Surfraw is a command line tool that automates queries to many types of websites. Out of the box, Surfraw knows how to talk standard search engines, mailing list archives, Wikileaks cables, Ebay, software repositories and many more portals. When I first explained why and how to use Surfraw, among other things I wrote that:
…the real feature of Surfraw is the number… and above all the variety of its Elvis. A Surfraw Elvi… is a snippet of shell code that knows how to build the query URL for the corresponding website.
This quickly prompted a reader to ask details on how to write a custom Elvi. I promised to answer sooner or later, so here I am.
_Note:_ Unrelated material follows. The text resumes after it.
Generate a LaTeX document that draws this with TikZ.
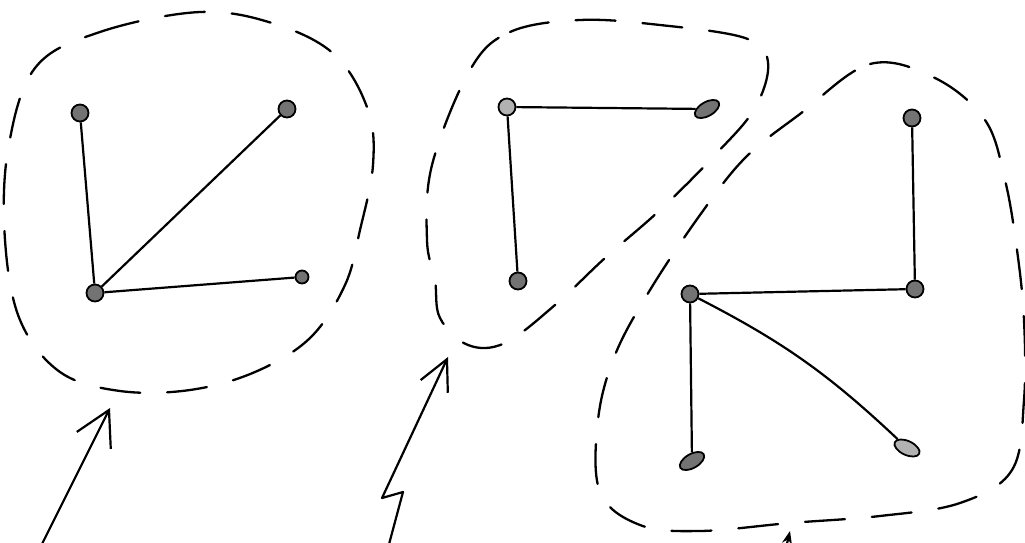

The official Surfraw documentation includes a Hacking Guide that explains how to write your own Elvis but has, in my opinion, a couple of limits. One is its general style, sometimes as messianic as the Surfraw home page; another is that it takes, more or less for granted, a few crucial things.
This may discourage beginners from trying to extend Surfraw, which would be a shame: the tool is wonderful, and writing Elvis isn’t really as complicated as it sounds from its own Guide. Therefore, I will only try to complement that guide, focusing on one thing.
Get the code!
The Surfraw source code and that of its average Elvi are much longer than the scripts I usually insert in these posts of mine. In order to let you follow my explanation, I INCLUDE HERE, as a tar archive, the whole code of the actual Surfraw script, and that of the Google Elvi mentioned in the documentation. Please download and open those two files before reading the rest of the post.
Making your own Elvi
Are you ready? Great, let’s begin!
Surfraw queries websites by building a special URL for them, with all your parameters inside, and fetching it with a text browser (URL stands for “Uniform resource locator”, or “Internet address” in layman language).
Elvis are launched in line 558 of the Surfraw script:
sh -c "$elvidir/$elvi $opts $searchterms"
That basically means “execute the code in the file $elvidir/$elvi with the options and search terms previously calculated”. The options vary from Elvi to Elvi. The ones for Google, for example, may include whether you are or are not “feeling lucky”.
The Surfraw guide explains how to write Elvis using the Google one as reference but, in my opinion, it doesn’t explain simply enough how to gather the information to build those URLs.
In the case of the Google Elvi, the URL construction happens in lines 92 to 121 of the google.sh file. Line 120 shows that the URL consists of three parts:
url="${url}${safe}${extra}"
The first piece contains the generic URL of the Google website, with country code included if needed. The second is the value of the Safe Search option, and the last contains the actual search query and options, all properly encoded.
That’s cool, but how did they know they had to write just that code? How do we do the same thing for another website? We need to figure out, by looking at that code, what is the general method, and starting points to use to create these URLs.
In order to do this, first ask surfraw what URL it would use to search for bash and shell on Google:
#> surfraw -p google bash shell
http://www.google.com/search?q=bash%20shell&num=30
Next, do the same search manually: go to www.google.com, type bash shell, and press Google Search. When the results appear, look in the address bar of your browser. It will contain a URL that expresses just what you asked Google to search, and will look something like this:
https://www.google.com/search?q=bash+shell&STUFF
(the URL above is cut for brevity: “STUFF” stands for “many other non-critical parameters, possibly violating your privacy, that tell Google things like what browser you use”).
At this point, looking side by side to the Surfraw output, the URL in your browser and the google.sh file, will show what the method is.
Surfraw parses and encodes the arguments it receives using always the same, standard functions, as you can see in line 70 of google.sh. In our example, it is those functions that encoded the plus sign as “%20”. Apart from encoding, which is always the same, what makes that file work on Google.com, and nowhere else, is the custom pieces manually written in lines 113 to 115, here isolated inside brackets for clarity:
url="${url}. <<< google.${domain}/${search} >>>"
escaped_args=`w3_url_of_arg $w3_args`
url="${url} <<< ?q= >>> ${escaped_args}&num=${SURFRAW_google_results}"
See the trick? What the author of that Elvi did was simply to:
- look at the URL generated by the Google form, for several queries
- copy and paste into the code the relevant, Google-specific parts, like “?q=”
- repeat until Surfraw produced the same URLs
Some parts were added as general options, but they were obtained using the same method. And this is the same process you have to follow to create Elvis for any other website. Possibly boring, but not difficult, is it? The exceptions are websites that only accept data via the POST method, which is not supported by Surfraw at all, as explained in the documentation.
And finally…
When the Elvi file is finally ready, what’s left is adding it to the rest of Surfraw. This is explained very simply in Appendix 1 of the official guide. The only thing to note on that front is that, if you want to only use the Elvi on your own computer, steps 1-3 are enough. If you want to make an Elvi package to share, instead, you should follow the whole procedure.